SINGAPORE (BLOOMBERG) - Asian stocks climbed for a second day, on Tuesday (July 12) with the regional benchmark index heading for its highest close in a month, as a tumbling yen sent Japanese equities higher and US shares rallied to an all-time high.
The MSCI Asia Pacific Index rose 0.9 per cent to 131.80 as of 9:06 am in Tokyo, heading for its highest close since June 8. Japan's Topix index climbed 2.2 per cent after the yen fell by the most since October 2014 as Prime Minister Shinzo Abe said he planned to add fiscal stimulus following the ruling coalition's election victory.
Shares across the world are rallying on speculation policy makers will act to stem any fallout from the UK decision to leave the European Union, with the Bank of England tipped to cut rates this week. Investors have upped the probability of a Federal Reserve interest-rate increase by December to around 29 pe rcent following a stronger-than-expected employment report.

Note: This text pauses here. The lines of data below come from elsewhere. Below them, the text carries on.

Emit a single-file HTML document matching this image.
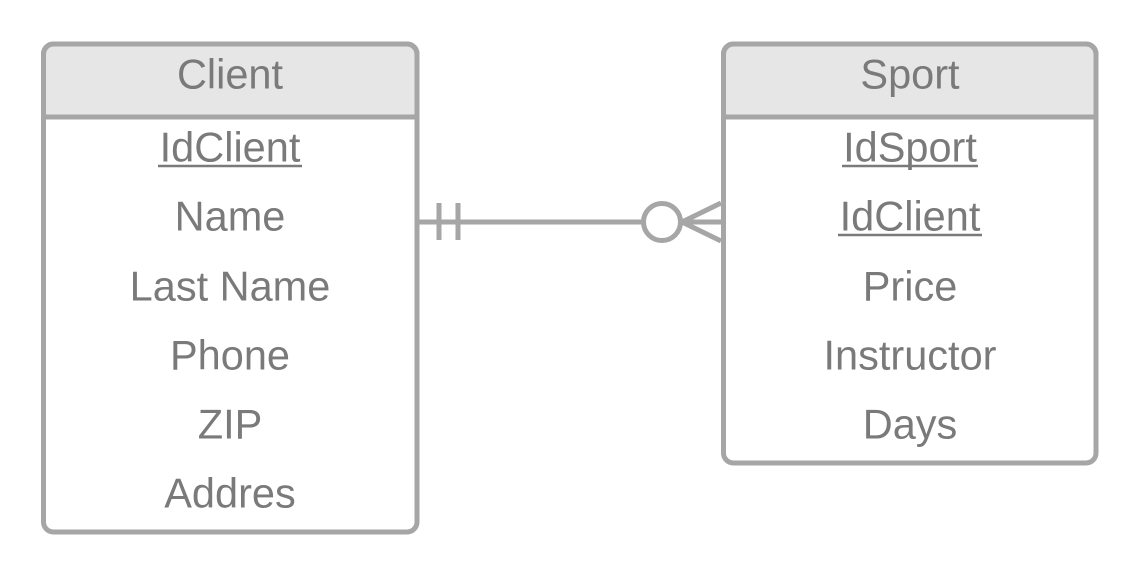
<!DOCTYPE html>
<html><head><meta charset="utf-8"><style>
html,body{margin:0;padding:0;background:#fff;}
svg{display:block}
text{font-family:"Liberation Sans",sans-serif;font-size:41.5px;fill:#7a7a7a;text-anchor:middle;dominant-baseline:central}
</style></head><body>
<svg width="1136" height="574" viewBox="0 0 1136 574">
<g stroke="#a6a6a6" stroke-width="5" fill="none">
<path d="M43.5 117 V54 a10 10 0 0 1 10 -10 H407 a10 10 0 0 1 10 10 V117 Z" fill="#e6e6e6"/>
<rect x="43.5" y="44" width="373.5" height="488" rx="10" />
<line x1="43.5" y1="117" x2="417" y2="117"/>
<path d="M723.5 117 V54 a10 10 0 0 1 10 -10 H1086 a10 10 0 0 1 10 10 V117 Z" fill="#e6e6e6"/>
<rect x="723.5" y="44" width="372.5" height="419" rx="10"/>
<line x1="723.5" y1="117" x2="1096" y2="117"/>
<line x1="418" y1="222" x2="643" y2="222"/>
<line x1="439" y1="203" x2="439" y2="240"/>
<line x1="458" y1="203" x2="458" y2="240"/>
<circle cx="662" cy="222" r="18.5"/>
<line x1="681" y1="222" x2="721" y2="222"/>
<line x1="682" y1="222" x2="721" y2="203"/>
<line x1="682" y1="222" x2="721" y2="241"/>
</g>
<text x="230" y="74">Client</text>
<text x="230" y="147">IdClient</text>
<line x1="158" y1="166" x2="302" y2="166" stroke="#7a7a7a" stroke-width="2.5"/>
<text x="230" y="216">Name</text>
<text x="230" y="286">Last Name</text>
<text x="230" y="355">Phone</text>
<text x="230" y="424">ZIP</text>
<text x="230" y="493">Addres</text>
<text x="910" y="74">Sport</text>
<text x="910" y="147">IdSport</text>
<line x1="842" y1="166" x2="978" y2="166" stroke="#7a7a7a" stroke-width="2.5"/>
<text x="910" y="216">IdClient</text>
<line x1="838" y1="235" x2="982" y2="235" stroke="#7a7a7a" stroke-width="2.5"/>
<text x="910" y="286">Price</text>
<text x="910" y="355">Instructor</text>
<text x="910" y="424">Days</text>
</svg>
</body></html>
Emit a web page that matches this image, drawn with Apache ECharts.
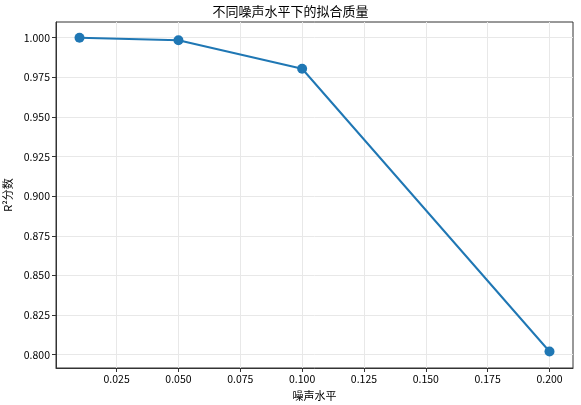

"The probability of a Fed rate hike this year remains surprisingly low even with the stronger jobs data," Michael McCarthy, chief market strategist at CMC Markets Asia Pacific Pty in Sydney, said by phone. "Accommodative monetary policies are supportive of share markets in the short term."
South Korea's Kospi index added 0.1 per cent. Australia's S&P/ASX 200 Index rose 0.4 per cent. New Zealand's S&P/NZX 50 Index was little changed. Markets in Hong Kong and China have yet to start trading. Futures on the FTSE China A50 Index were little changed in most recent trading, while those on the Hang Seng Index advanced 0.8 per cent.
Futures on the S&P 500 were little changed. The US equity benchmark index added 0.3 per cent on Monday, extending a rally from Friday when the jobs report brightened the economic outlook.
Investors now turn their focus to earnings after Alcoa Inc unofficially kicked off US earnings season after the markets closed Monday. The 128-year-old aluminum producer reported earnings that exceeded analysts' estimates after profit from its car and jet parts businesses offset declines in prices for the metal.